(Stored rows):
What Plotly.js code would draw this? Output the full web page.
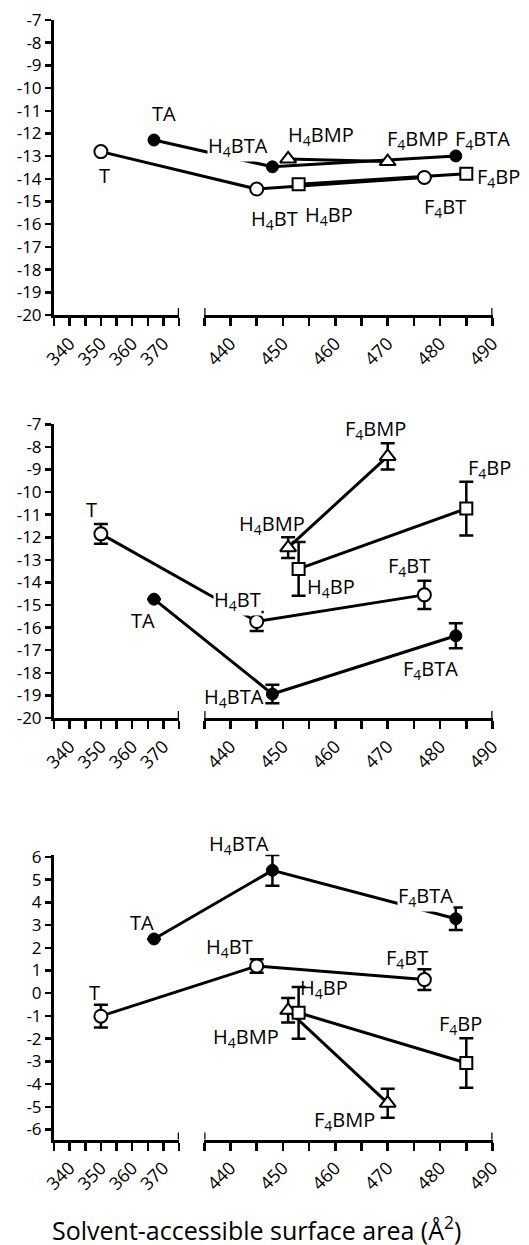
<!DOCTYPE html>
<html><head><meta charset="utf-8">
<script src="https://cdn.plot.ly/plotly-3.0.1.min.js"></script>
<style>html,body{margin:0;padding:0;background:#fff}</style>
</head><body><div id="chart" style="width:529px;height:1245px"></div>
<script>
// ---------------- data ----------------
const sasaT   = [350, 445, 477];
const sasaTA  = [367, 448, 483];
const sasaBP  = [453, 485];
const sasaBMP = [451, 470];
const labelT   = ['T', 'H<sub>4</sub>BT', 'F<sub>4</sub>BT'];
const labelTA  = ['TA', 'H<sub>4</sub>BTA', 'F<sub>4</sub>BTA'];
const labelBP  = ['H<sub>4</sub>BP', 'F<sub>4</sub>BP'];
const labelBMP = ['H<sub>4</sub>BMP', 'F<sub>4</sub>BMP'];

// top panel
const p1T   = [-12.8, -14.45, -13.94];
const p1TA  = [-12.29, -13.47, -12.99];
const p1BP  = [-14.24, -13.77];
const p1BMP = [-13.12, -13.24];
// middle panel
const p2T   = [-11.85, -15.73, -14.55];
const p2TErr   = [0.44, 0.42, 0.63];
const p2TA  = [-14.74, -18.94, -16.36];
const p2TAErr  = [0, 0.41, 0.55];
const p2BP  = [-13.4, -10.73];
const p2BPErr  = [1.19, 1.19];
const p2BMP = [-12.46, -8.42];
const p2BMPErr = [0.46, 0.58];
// bottom panel
const p3T   = [-1.01, 1.2, 0.6];
const p3TErr   = [0.5, 0.3, 0.46];
const p3TA  = [2.39, 5.41, 3.28];
const p3TAErr  = [0, 0.68, 0.5];
const p3BP  = [-0.86, -3.07];
const p3BPErr  = [1.14, 1.09];
const p3BMP = [-0.75, -4.84];
const p3BMPErr = [0.54, 0.64];

const yTicksTop = [-20, -19, -18, -17, -16, -15, -14, -13, -12, -11, -10, -9, -8, -7];
const yTicksBottom = [-6, -5, -4, -3, -2, -1, 0, 1, 2, 3, 4, 5, 6];
const xTitle = 'Solvent-accessible surface area (Å<sup>2</sup>)';

// ---------------- layout geometry ----------------
const W = 529, H = 1245;
const FONT = 'Open Sans, DejaVu Sans, sans-serif';
const L = {r: [335, 375], d: [54 / W, 179 / W]};
const R = {r: [435, 490], d: [204.3 / W, 492.5 / W]};
function mapX(v) {
  const s = v < 400 ? L : R;
  return s.d[0] + (v - s.r[0]) / (s.r[1] - s.r[0]) * (s.d[1] - s.d[0]);
}
// label offsets: [dx, dy (down), white background?]
const panels = [
  {y: 'y',  yr: [-20, -7],    px: [20, 315],      ticks: yTicksTop,
   series: {T: [p1T, null], TA: [p1TA, null], BP: [p1BP, null], BMP: [p1BMP, null]},
   off: {T: [[4, 24], [18, 30], [21, 30]], TA: [[10, -27], [-34, -20, 1], [27, -16]],
         BP: [[30, 31], [32, 4]], BMP: [[33, -23], [30, -22]]}},
  {y: 'y2', yr: [-20, -7],    px: [424.3, 718],   ticks: yTicksTop,
   series: {T: [p2T, p2TErr], TA: [p2TA, p2TAErr], BP: [p2BP, p2BPErr], BMP: [p2BMP, p2BMPErr]},
   off: {T: [[-9, -24], [-19, -21, 1], [-15, -28]], TA: [[-11, 21], [-38, 3], [-25, 34]],
         BP: [[32, 19], [23, -40]], BMP: [[-16, -23], [-12, -27]]}},
  {y: 'y3', yr: [-6.44, 6.1], px: [854.7, 1139.5], ticks: yTicksBottom,
   series: {T: [p3T, p3TErr], TA: [p3TA, p3TAErr], BP: [p3BP, p3BPErr], BMP: [p3BMP, p3BMPErr]},
   off: {T: [[-6, -24], [-27, -18], [-17, -21]], TA: [[-12, -16], [-33, -26], [-30, -22, 1]],
         BP: [[25, -24], [-6, -38]], BMP: [[-42, 27], [-43, 17]]}}
];
const seriesDef = {
  T:   {x: sasaT,   lab: labelT,   marker: {symbol: 'circle', size: 13, color: '#fff', line: {color: '#000', width: 2}}},
  TA:  {x: sasaTA,  lab: labelTA,  marker: {symbol: 'circle', size: 12, color: '#000', line: {color: '#000', width: 1}}},
  BP:  {x: sasaBP,  lab: labelBP,  marker: {symbol: 'square', size: 12, color: '#fff', line: {color: '#000', width: 2}}},
  BMP: {x: sasaBMP, lab: labelBMP, marker: {symbol: 'triangle-up', size: 14, color: '#fff', line: {color: '#000', width: 2}}}
};
const order = ['T', 'TA', 'BMP', 'BP'];

const layout = {
  width: W, height: H, margin: {l: 0, r: 0, t: 0, b: 0},
  paper_bgcolor: '#fff', plot_bgcolor: 'rgba(0,0,0,0)',
  showlegend: false, font: {family: FONT, color: '#000'},
  xaxis7: {domain: [0, 1], range: [0, 1], visible: false, anchor: 'y', fixedrange: true},
  annotations: [], shapes: []
};
const traces = [];
const lineTraces = [], markerTraces = [];

panels.forEach((p, i) => {
  const xl = 'xaxis' + (i === 0 ? '' : (2 * i + 1));
  const xr = 'xaxis' + (2 * i + 2);
  const xlId = 'x' + (i === 0 ? '' : (2 * i + 1));
  const xrId = 'x' + (2 * i + 2);
  const yKey = 'yaxis' + (i === 0 ? '' : (i + 1));
  const dom = [1 - p.px[1] / H, 1 - p.px[0] / H];
  const common = {showline: true, linewidth: 3, linecolor: '#000', ticks: 'outside', ticklen: 8,
    tickwidth: 2.5, tickcolor: '#000', showgrid: false, zeroline: false, tickangle: -45,
    tickfont: {family: FONT, size: 18, color: '#000'}, anchor: p.y, fixedrange: true, tickmode: 'linear', dtick: 10};
  layout[xl] = Object.assign({}, common, {domain: L.d, range: L.r, tick0: 340,
    minor: {dtick: 5, tick0: 335, ticks: 'outside', ticklen: 8, tickwidth: 2.5, tickcolor: '#000'}});
  layout[xr] = Object.assign({}, common, {domain: R.d, range: R.r, tick0: 440,
    minor: {dtick: 5, tick0: 435, ticks: 'outside', ticklen: 8, tickwidth: 2.5, tickcolor: '#000'}});
  layout[yKey] = {domain: dom, range: p.yr, anchor: xlId, showline: true, linewidth: 3, linecolor: '#000',
    ticks: 'outside', ticklen: 6, tickwidth: 2.5, tickcolor: '#000', showgrid: false, zeroline: false,
    tickmode: 'array', tickvals: p.ticks, ticktext: p.ticks.map(v => String(v)),
    tickfont: {family: FONT, size: 17, color: '#000'}, fixedrange: true};
  // dummy traces so that the visible axes are drawn
  traces.push({x: [], y: [], xaxis: xlId, yaxis: p.y, type: 'scatter', hoverinfo: 'skip'});
  traces.push({x: [], y: [], xaxis: xrId, yaxis: p.y, type: 'scatter', hoverinfo: 'skip'});
  // axis break end marks
  [[xlId, L.r[1]], [xrId, R.r[0]], [xrId, R.r[1]]].forEach(([xa, xv]) => {
    layout.shapes.push({type: 'line', xref: xa, yref: p.y, ysizemode: 'pixel', yanchor: p.yr[0],
      x0: xv, x1: xv, y0: -8, y1: 7, line: {color: '#000', width: 2.5}});
  });
  order.forEach(k => {
    const s = seriesDef[k];
    const [vals, errs] = p.series[k];
    const xs = s.x.map(mapX);
    lineTraces.push({type: 'scatter', mode: 'lines', x: xs, y: vals, xaxis: 'x7', yaxis: p.y,
      line: {color: '#000', width: 3}, hoverinfo: 'skip'});
    const mt = {type: 'scatter', mode: 'markers', x: xs, y: vals, xaxis: 'x7', yaxis: p.y,
      marker: s.marker, hoverinfo: 'skip', cliponaxis: false};
    if (errs) mt.error_y = {type: 'data', array: errs, visible: true, thickness: 2.5, width: 7, color: '#000'};
    markerTraces.push(mt);
    vals.forEach((v, j) => {
      const o = p.off[k][j];
      layout.annotations.push({text: s.lab[j], x: xs[j], y: v, xref: 'x7', yref: p.y,
        xshift: o[0], yshift: -o[1], showarrow: false, bgcolor: o[2] ? '#fff' : 'rgba(0,0,0,0)', borderpad: 0,
        font: {family: FONT, size: 20, color: '#000'}});
    });
  });
});
layout.annotations.push({text: xTitle, xref: 'paper', yref: 'paper', x: 256.5 / W, y: 1 - 1228 / H,
  yanchor: 'middle', showarrow: false, font: {family: FONT, size: 25, color: '#000'}});

Plotly.newPlot('chart', traces.concat(lineTraces, markerTraces), layout, {staticPlot: true, displayModeBar: false});
</script></body></html>
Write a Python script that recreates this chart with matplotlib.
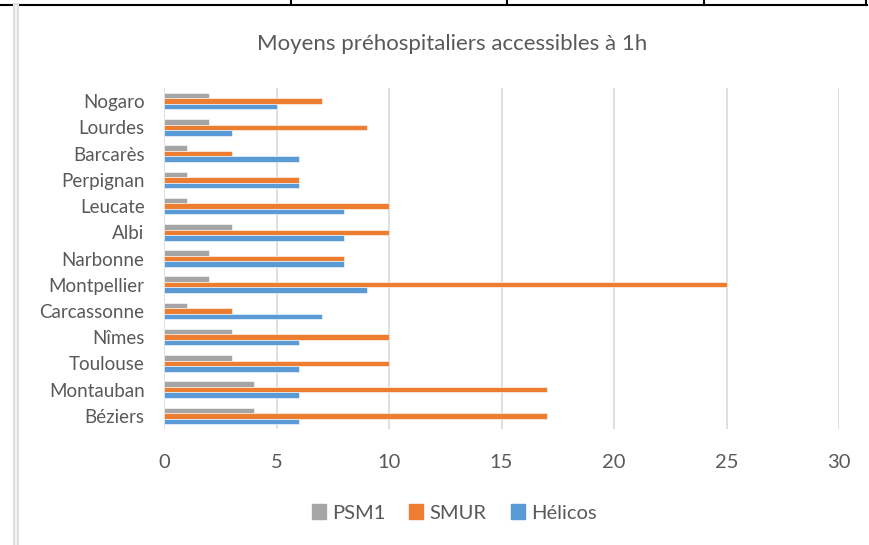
import numpy as np
import matplotlib.pyplot as plt
from matplotlib.lines import Line2D

# données (de haut en bas comme sur le graphique)
villes = ['Nogaro', 'Lourdes', 'Barcarès', 'Perpignan', 'Leucate', 'Albi', 'Narbonne',
          'Montpellier', 'Carcassonne', 'Nîmes', 'Toulouse', 'Montauban', 'Béziers']
psm1 = [2, 2, 1, 1, 1, 3, 2, 2, 1, 3, 3, 4, 4]
smur = [7, 9, 3, 6, 10, 10, 8, 25, 3, 10, 10, 17, 17]
helicos = [5, 3, 6, 6, 8, 8, 8, 9, 7, 6, 6, 6, 6]

series = [('PSM1', psm1, '#A5A5A5'), ('SMUR', smur, '#ED7D31'), ('Hélicos', helicos, '#5B9BD5')]

plt.rcParams['font.family'] = ['Lato', 'DejaVu Sans']
txt = '#595959'

fig = plt.figure(figsize=(8.69, 5.45), dpi=100)
ax = fig.add_axes([164 / 869, 1 - 429 / 545, 675 / 869, 341 / 545])

n = len(villes)
y = np.arange(n)[::-1]
h = 0.21
for k, (nom, vals, col) in enumerate(series):
    ax.barh(y + (1 - k) * h, vals, height=h, color=col, label=nom,
            edgecolor='white', linewidth=0.4, zorder=3)

ax.set_xlim(0, 30)
ax.set_ylim(-0.5, n - 0.5)
ax.set_xticks(range(0, 31, 5))
ax.set_yticks(y)
ax.set_yticklabels(villes)
ax.tick_params(axis='y', length=0, labelsize=13.5, colors=txt, pad=14)
ax.tick_params(axis='x', length=0, labelsize=14.5, colors=txt, pad=18)
ax.grid(axis='x', color='#D9D9D9', linewidth=1.2, zorder=0)
for s in ax.spines.values():
    s.set_visible(False)

fig.text(452 / 869, 1 - 44 / 545, 'Moyens préhospitaliers accessibles à 1h',
         ha='center', va='center', fontsize=16, color=txt)

handles = [plt.Rectangle((0, 0), 1, 1, color=c) for _, _, c in series]
fig.legend(handles, [s[0] for s in series], loc='center', bbox_to_anchor=(454 / 869, 1 - 513 / 545),
           ncol=3, frameon=False, fontsize=14.5, labelcolor=txt, handlelength=0.7, handleheight=0.7,
           handletextpad=0.3, columnspacing=1.2)

# bordures du document autour du graphique
fig.add_artist(Line2D([0, 867 / 869], [1 - 5 / 545] * 2, color='black', lw=1.5))
for xv in [291, 507, 704, 866]:
    fig.add_artist(Line2D([xv / 869] * 2, [1, 1 - 5 / 545], color='black', lw=1.5))
fig.add_artist(Line2D([16 / 869] * 2, [0, 1 - 6 / 545], color='#E0E0E0', lw=4.5))
fig.add_artist(Line2D([16 / 869] * 2, [0, 1 - 6 / 545], color='#F2F2F2', lw=1.5))

fig.savefig('out.png', dpi=100)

(Directions for this task): Leave out the pictures, and copy only the lines from the one holding "Write a Python" through the one holding "from matplotlib.lines import Line2D", exactly as written.

(Solution to the problem):
Write a Python script that recreates this chart with matplotlib.
import numpy as np
import matplotlib.pyplot as plt
from matplotlib.lines import Line2D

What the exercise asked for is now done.